All the data below goes into the copy word for word, but the pictures don't.
===============
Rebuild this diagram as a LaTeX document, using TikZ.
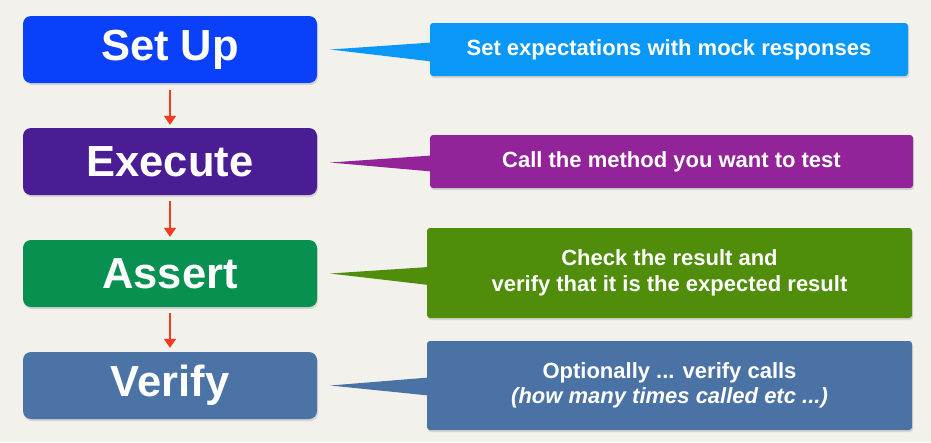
\documentclass[tikz,border=0pt]{standalone}
\usepackage{fontspec}
\setmainfont{Liberation Sans}
\usetikzlibrary{shadows,calc,arrows.meta}
\definecolor{bg}{HTML}{F3F1EC}
\definecolor{cSetup}{HTML}{0B40FB}
\definecolor{cExec}{HTML}{4B1D95}
\definecolor{cAssert}{HTML}{07904F}
\definecolor{cVerify}{HTML}{4C73A5}
\definecolor{nSetup}{HTML}{0A98F8}
\definecolor{nExec}{HTML}{922399}
\definecolor{nAssert}{HTML}{4F8D0B}
\definecolor{nVerify}{HTML}{4A72A5}
\definecolor{flow}{HTML}{F03C1E}
\begin{document}
\begin{tikzpicture}[x=1pt,y=-1pt,
  stage/.style={rounded corners=8pt, minimum width=294pt, minimum height=67pt, inner sep=0pt,
    text=white, font=\fontsize{43.5}{43.5}\selectfont\bfseries,
    drop shadow={shadow xshift=1pt, shadow yshift=-2pt, opacity=0.25}},
  note/.style={rounded corners=3pt, inner sep=0pt, text=white, align=center,
    font=\fontsize{22}{25.5}\selectfont\bfseries,
    drop shadow={shadow xshift=1pt, shadow yshift=-2pt, opacity=0.25}},
  flowarrow/.style={draw=flow, line width=1.5pt, -{Triangle[length=9pt,width=12pt]}}]
\fill[bg] (0,0) rectangle (931,442);
\useasboundingbox (0,0) rectangle (931,442);

\node[stage, fill=cSetup]  (s1) at (170,49.5) {Set Up};
\node[stage, fill=cExec]   (s2) at (170,161.5) {Execute};
\node[stage, fill=cAssert] (s3) at (170,273.5) {Assert};
\node[stage, fill=cVerify] (s4) at (170,385.5) {Verify};

\node[note, fill=nSetup, minimum width=478pt, minimum height=53pt]  (n1) at (669,49.5) {Set expectations with mock responses};
\node[note, fill=nExec, minimum width=483pt, minimum height=53pt]   (n2) at (671.5,161.5) {Call the method you want to test};
\node[note, fill=nAssert, minimum width=485pt, minimum height=90pt] (n3) at (669.5,273) {Check the result and\\verify that it is the expected result};
\node[note, fill=nVerify, minimum width=485pt, minimum height=89pt] (n4) at (669.5,385.5) {Optionally ... verify calls\\\itshape (how many times called etc ...)};

\fill[nSetup]  ($(s1.east)+(13,0)$) -- ($(n1.west)+(2,-7)$) -- ($(n1.west)+(2,12)$) -- cycle;
\fill[nExec]   ($(s2.east)+(13,1)$) -- ($(n2.west)+(2,-6)$) -- ($(n2.west)+(2,10)$) -- cycle;
\fill[nAssert] ($(s3.east)+(13,0)$) -- ($(n3.west)+(2,-6)$) -- ($(n3.west)+(2,12)$) -- cycle;
\fill[nVerify] ($(s4.east)+(13,0)$) -- ($(n4.west)+(2,-8)$) -- ($(n4.west)+(2,10)$) -- cycle;

\draw[flowarrow] ($(s1.south)+(0,7)$) -- ($(s2.north)+(0,-3)$);
\draw[flowarrow] ($(s2.south)+(0,6)$) -- ($(s3.north)+(0,-3)$);
\draw[flowarrow] ($(s3.south)+(0,6)$) -- ($(s4.north)+(0,-4)$);
\end{tikzpicture}
\end{document}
===============
__Full solution__.
Rebuild this diagram as a LaTeX document, using TikZ.
\documentclass[tikz,border=0pt]{standalone}
\usepackage{fontspec}
\setmainfont{Liberation Sans}
\usetikzlibrary{shadows,calc,arrows.meta}
\definecolor{bg}{HTML}{F3F1EC}
\definecolor{cSetup}{HTML}{0B40FB}
\definecolor{cExec}{HTML}{4B1D95}
\definecolor{cAssert}{HTML}{07904F}
\definecolor{cVerify}{HTML}{4C73A5}
\definecolor{nSetup}{HTML}{0A98F8}
\definecolor{nExec}{HTML}{922399}
\definecolor{nAssert}{HTML}{4F8D0B}
\definecolor{nVerify}{HTML}{4A72A5}
\definecolor{flow}{HTML}{F03C1E}
\begin{document}
\begin{tikzpicture}[x=1pt,y=-1pt,
  stage/.style={rounded corners=8pt, minimum width=294pt, minimum height=67pt, inner sep=0pt,
    text=white, font=\fontsize{43.5}{43.5}\selectfont\bfseries,
    drop shadow={shadow xshift=1pt, shadow yshift=-2pt, opacity=0.25}},
  note/.style={rounded corners=3pt, inner sep=0pt, text=white, align=center,
    font=\fontsize{22}{25.5}\selectfont\bfseries,
    drop shadow={shadow xshift=1pt, shadow yshift=-2pt, opacity=0.25}},
  flowarrow/.style={draw=flow, line width=1.5pt, -{Triangle[length=9pt,width=12pt]}}]
\fill[bg] (0,0) rectangle (931,442);
\useasboundingbox (0,0) rectangle (931,442);

\node[stage, fill=cSetup]  (s1) at (170,49.5) {Set Up};
\node[stage, fill=cExec]   (s2) at (170,161.5) {Execute};
\node[stage, fill=cAssert] (s3) at (170,273.5) {Assert};
\node[stage, fill=cVerify] (s4) at (170,385.5) {Verify};

\node[note, fill=nSetup, minimum width=478pt, minimum height=53pt]  (n1) at (669,49.5) {Set expectations with mock responses};
\node[note, fill=nExec, minimum width=483pt, minimum height=53pt]   (n2) at (671.5,161.5) {Call the method you want to test};
\node[note, fill=nAssert, minimum width=485pt, minimum height=90pt] (n3) at (669.5,273) {Check the result and\\verify that it is the expected result};
\node[note, fill=nVerify, minimum width=485pt, minimum height=89pt] (n4) at (669.5,385.5) {Optionally ... verify calls\\\itshape (how many times called etc ...)};

\fill[nSetup]  ($(s1.east)+(13,0)$) -- ($(n1.west)+(2,-7)$) -- ($(n1.west)+(2,12)$) -- cycle;
\fill[nExec]   ($(s2.east)+(13,1)$) -- ($(n2.west)+(2,-6)$) -- ($(n2.west)+(2,10)$) -- cycle;
\fill[nAssert] ($(s3.east)+(13,0)$) -- ($(n3.west)+(2,-6)$) -- ($(n3.west)+(2,12)$) -- cycle;
\fill[nVerify] ($(s4.east)+(13,0)$) -- ($(n4.west)+(2,-8)$) -- ($(n4.west)+(2,10)$) -- cycle;

\draw[flowarrow] ($(s1.south)+(0,7)$) -- ($(s2.north)+(0,-3)$);
\draw[flowarrow] ($(s2.south)+(0,6)$) -- ($(s3.north)+(0,-3)$);
\draw[flowarrow] ($(s3.south)+(0,6)$) -- ($(s4.north)+(0,-4)$);
\end{tikzpicture}
\end{document}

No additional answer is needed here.